--- Exercise requirements ---
Tell how many lines in the data below hold the string "diagram"; give nothing but the number.

--- Provided data ---
━━━━━━━━━━━━━━━━━━━━━━━━━━━━━━
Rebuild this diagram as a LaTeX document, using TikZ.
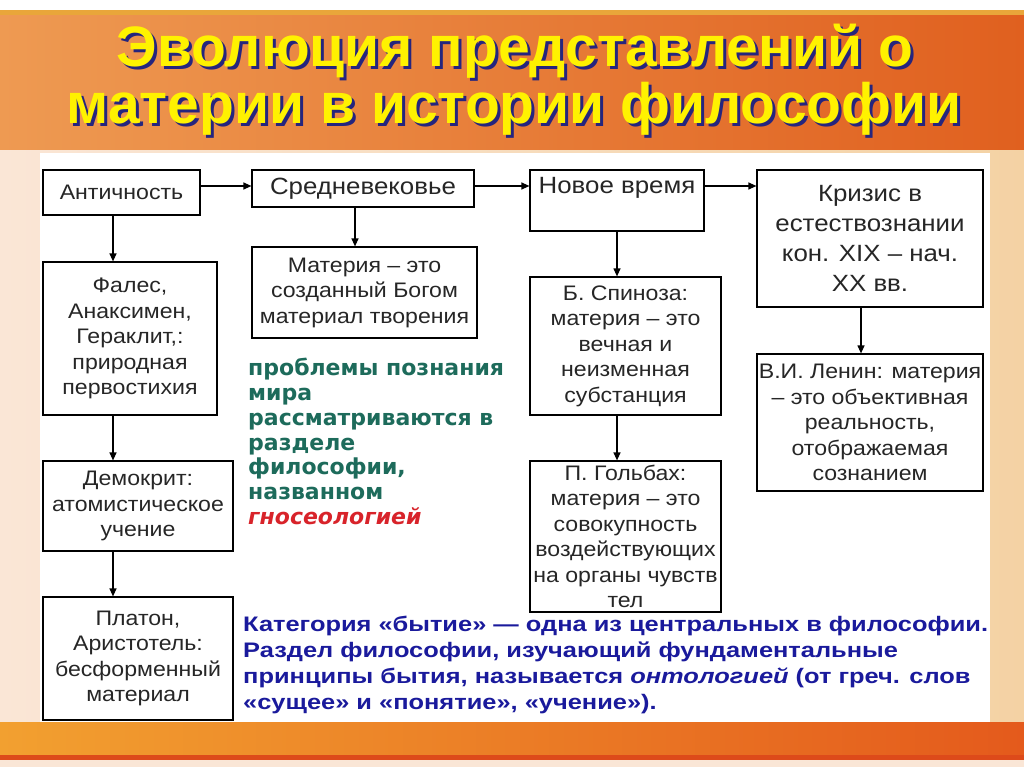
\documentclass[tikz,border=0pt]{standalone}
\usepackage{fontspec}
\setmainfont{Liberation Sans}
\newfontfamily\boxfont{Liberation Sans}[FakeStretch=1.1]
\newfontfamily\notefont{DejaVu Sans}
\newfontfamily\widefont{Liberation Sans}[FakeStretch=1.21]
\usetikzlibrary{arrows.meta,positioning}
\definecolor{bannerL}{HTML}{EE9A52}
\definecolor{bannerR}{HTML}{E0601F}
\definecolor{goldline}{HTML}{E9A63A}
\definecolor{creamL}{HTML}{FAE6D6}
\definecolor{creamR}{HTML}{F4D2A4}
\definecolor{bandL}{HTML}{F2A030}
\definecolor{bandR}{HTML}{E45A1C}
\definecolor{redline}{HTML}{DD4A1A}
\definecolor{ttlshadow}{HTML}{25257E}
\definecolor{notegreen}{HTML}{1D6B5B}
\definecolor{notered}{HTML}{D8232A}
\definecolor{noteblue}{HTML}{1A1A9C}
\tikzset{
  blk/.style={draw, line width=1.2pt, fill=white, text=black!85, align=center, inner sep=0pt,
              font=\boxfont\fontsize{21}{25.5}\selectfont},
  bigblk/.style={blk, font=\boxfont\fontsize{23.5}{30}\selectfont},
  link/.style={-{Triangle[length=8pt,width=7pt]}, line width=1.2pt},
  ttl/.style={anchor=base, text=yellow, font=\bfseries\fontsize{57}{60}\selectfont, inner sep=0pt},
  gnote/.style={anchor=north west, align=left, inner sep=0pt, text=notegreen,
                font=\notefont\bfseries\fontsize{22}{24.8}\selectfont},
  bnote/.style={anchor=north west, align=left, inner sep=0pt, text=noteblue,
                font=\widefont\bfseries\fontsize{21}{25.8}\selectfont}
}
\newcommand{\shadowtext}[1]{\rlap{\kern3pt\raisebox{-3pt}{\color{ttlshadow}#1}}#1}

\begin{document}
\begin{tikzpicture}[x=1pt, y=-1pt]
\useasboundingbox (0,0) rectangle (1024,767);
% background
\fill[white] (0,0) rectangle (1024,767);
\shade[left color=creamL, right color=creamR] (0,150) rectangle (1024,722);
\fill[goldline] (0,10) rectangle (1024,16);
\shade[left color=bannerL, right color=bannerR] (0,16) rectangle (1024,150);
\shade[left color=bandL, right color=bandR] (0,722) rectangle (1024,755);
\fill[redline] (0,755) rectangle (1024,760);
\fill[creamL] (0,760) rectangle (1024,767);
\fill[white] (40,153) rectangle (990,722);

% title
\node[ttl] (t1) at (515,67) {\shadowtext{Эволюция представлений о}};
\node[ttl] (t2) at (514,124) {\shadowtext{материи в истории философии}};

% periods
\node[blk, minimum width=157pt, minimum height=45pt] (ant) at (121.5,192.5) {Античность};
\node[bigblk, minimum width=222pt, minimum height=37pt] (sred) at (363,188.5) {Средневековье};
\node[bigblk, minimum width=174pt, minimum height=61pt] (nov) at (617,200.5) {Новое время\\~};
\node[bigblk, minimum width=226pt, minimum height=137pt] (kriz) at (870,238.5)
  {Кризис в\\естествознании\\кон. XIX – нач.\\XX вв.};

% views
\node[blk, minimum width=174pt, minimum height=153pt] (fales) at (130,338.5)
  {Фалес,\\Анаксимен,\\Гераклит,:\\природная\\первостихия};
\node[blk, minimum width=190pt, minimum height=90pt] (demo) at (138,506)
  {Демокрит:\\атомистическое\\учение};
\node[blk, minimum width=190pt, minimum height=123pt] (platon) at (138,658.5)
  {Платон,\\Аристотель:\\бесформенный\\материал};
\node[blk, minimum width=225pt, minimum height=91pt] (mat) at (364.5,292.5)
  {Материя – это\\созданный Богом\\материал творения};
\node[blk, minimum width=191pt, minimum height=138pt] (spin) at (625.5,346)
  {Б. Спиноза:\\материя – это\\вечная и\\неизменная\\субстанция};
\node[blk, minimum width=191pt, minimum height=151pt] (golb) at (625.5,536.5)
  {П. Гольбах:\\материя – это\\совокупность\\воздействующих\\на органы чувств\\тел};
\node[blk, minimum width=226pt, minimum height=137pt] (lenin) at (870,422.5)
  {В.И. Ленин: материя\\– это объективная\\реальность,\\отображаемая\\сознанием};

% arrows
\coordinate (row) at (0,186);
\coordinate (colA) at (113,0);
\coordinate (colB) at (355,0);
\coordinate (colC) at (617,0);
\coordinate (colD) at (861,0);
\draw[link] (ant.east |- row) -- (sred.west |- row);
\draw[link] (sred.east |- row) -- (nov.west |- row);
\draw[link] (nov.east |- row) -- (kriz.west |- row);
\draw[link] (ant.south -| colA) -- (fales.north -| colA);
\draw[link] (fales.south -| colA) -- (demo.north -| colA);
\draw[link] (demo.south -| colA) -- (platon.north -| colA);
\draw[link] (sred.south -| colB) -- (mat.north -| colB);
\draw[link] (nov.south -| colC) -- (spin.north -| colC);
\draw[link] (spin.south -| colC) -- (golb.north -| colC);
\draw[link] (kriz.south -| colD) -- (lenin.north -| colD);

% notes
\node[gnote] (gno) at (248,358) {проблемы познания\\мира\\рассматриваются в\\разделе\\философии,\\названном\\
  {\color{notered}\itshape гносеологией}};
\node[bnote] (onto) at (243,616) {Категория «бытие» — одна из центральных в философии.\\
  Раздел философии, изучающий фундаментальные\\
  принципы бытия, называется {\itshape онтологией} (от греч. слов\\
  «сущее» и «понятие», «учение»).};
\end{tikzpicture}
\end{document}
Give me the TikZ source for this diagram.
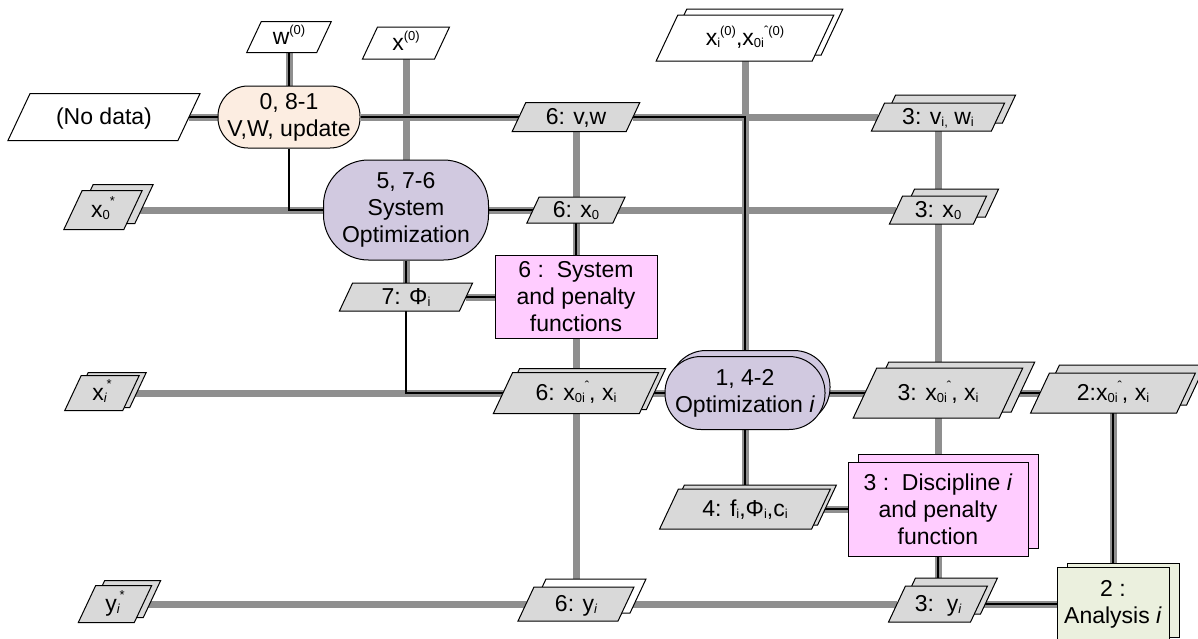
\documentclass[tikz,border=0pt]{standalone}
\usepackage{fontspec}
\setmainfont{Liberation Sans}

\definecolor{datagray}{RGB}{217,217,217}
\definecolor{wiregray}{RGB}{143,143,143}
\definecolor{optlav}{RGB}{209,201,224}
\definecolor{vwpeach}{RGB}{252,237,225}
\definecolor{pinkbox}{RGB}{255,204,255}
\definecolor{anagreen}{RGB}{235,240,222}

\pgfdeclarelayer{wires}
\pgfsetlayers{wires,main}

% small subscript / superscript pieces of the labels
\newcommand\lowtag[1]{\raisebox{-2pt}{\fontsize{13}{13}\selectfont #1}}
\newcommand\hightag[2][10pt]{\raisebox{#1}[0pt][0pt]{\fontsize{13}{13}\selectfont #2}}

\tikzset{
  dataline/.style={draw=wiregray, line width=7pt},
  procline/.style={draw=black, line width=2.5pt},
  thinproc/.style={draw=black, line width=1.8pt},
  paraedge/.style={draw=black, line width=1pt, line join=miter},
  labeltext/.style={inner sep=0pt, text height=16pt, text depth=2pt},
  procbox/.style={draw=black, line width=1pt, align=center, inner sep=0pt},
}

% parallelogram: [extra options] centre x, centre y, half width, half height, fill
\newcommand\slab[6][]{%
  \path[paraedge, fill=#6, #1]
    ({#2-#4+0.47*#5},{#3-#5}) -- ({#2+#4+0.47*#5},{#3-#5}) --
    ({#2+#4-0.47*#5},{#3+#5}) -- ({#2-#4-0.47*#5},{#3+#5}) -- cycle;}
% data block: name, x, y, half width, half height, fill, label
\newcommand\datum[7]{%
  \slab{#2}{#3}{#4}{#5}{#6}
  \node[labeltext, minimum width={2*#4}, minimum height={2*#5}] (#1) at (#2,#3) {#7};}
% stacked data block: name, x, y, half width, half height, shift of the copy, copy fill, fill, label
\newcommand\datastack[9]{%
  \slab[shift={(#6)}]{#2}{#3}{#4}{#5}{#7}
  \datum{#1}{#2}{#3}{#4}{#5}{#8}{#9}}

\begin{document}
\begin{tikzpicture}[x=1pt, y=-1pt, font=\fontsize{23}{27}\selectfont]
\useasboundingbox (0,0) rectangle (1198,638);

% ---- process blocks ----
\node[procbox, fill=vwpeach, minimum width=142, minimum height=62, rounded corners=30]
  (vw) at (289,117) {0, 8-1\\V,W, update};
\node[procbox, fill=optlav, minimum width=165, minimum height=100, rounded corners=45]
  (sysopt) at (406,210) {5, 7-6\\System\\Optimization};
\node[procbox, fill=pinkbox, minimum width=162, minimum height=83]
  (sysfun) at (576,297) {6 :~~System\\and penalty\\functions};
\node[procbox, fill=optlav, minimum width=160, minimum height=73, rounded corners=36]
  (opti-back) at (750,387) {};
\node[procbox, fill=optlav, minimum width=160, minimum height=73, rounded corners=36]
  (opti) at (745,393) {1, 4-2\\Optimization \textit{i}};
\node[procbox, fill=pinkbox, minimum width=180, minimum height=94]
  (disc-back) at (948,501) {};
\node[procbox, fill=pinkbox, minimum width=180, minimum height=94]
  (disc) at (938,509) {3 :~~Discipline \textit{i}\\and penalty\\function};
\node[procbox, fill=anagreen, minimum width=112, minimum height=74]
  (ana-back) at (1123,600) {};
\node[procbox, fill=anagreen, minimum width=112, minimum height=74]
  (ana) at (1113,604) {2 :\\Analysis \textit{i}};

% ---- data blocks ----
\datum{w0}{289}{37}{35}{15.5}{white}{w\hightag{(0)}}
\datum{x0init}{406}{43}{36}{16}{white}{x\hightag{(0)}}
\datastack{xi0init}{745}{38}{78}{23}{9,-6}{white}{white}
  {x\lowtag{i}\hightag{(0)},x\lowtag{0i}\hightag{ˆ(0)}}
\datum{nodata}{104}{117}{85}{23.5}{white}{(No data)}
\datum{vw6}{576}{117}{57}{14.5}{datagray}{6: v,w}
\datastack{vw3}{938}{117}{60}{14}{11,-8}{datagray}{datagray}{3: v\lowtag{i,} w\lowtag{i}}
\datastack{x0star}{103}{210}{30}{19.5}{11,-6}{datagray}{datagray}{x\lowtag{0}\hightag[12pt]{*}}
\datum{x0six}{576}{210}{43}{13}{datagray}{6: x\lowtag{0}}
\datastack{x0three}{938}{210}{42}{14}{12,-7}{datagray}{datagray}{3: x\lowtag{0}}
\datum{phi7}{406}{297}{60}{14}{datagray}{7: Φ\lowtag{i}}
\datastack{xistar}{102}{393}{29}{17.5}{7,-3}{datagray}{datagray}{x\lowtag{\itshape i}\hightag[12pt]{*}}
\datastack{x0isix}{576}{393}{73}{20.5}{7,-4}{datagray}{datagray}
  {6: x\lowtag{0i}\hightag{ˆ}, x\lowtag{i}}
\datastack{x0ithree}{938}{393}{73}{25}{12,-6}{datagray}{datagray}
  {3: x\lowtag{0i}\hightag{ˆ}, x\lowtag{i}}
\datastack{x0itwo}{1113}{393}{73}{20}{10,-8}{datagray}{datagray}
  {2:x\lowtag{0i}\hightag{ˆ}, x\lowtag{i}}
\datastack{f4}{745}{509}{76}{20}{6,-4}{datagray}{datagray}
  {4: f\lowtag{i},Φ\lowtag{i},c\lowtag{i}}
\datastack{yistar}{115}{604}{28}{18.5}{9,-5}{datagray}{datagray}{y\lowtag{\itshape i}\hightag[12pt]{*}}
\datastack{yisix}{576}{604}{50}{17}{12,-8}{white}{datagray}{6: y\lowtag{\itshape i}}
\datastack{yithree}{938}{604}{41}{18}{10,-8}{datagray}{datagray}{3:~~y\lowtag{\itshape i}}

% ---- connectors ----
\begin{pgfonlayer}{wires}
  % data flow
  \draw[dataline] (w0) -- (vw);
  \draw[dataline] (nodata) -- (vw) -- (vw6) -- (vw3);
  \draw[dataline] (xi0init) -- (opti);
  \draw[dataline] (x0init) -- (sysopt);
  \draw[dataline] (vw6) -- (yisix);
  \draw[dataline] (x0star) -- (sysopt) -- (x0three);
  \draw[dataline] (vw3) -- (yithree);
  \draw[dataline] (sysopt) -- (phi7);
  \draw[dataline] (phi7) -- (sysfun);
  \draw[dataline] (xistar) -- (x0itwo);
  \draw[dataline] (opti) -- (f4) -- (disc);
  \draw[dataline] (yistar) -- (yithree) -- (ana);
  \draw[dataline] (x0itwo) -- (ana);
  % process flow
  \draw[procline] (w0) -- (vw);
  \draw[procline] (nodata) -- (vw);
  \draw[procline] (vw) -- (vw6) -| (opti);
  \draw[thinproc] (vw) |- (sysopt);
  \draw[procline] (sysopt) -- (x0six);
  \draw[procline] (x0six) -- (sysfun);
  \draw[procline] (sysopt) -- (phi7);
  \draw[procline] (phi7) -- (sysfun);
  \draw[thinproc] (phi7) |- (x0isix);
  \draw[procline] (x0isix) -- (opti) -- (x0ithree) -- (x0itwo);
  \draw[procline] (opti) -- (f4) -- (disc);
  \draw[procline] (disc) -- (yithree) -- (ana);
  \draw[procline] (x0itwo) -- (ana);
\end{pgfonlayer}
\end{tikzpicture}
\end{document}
━━━━━━━━━━━━━━━━━━━━━━━━━━━━━━
--- Answer below ---
2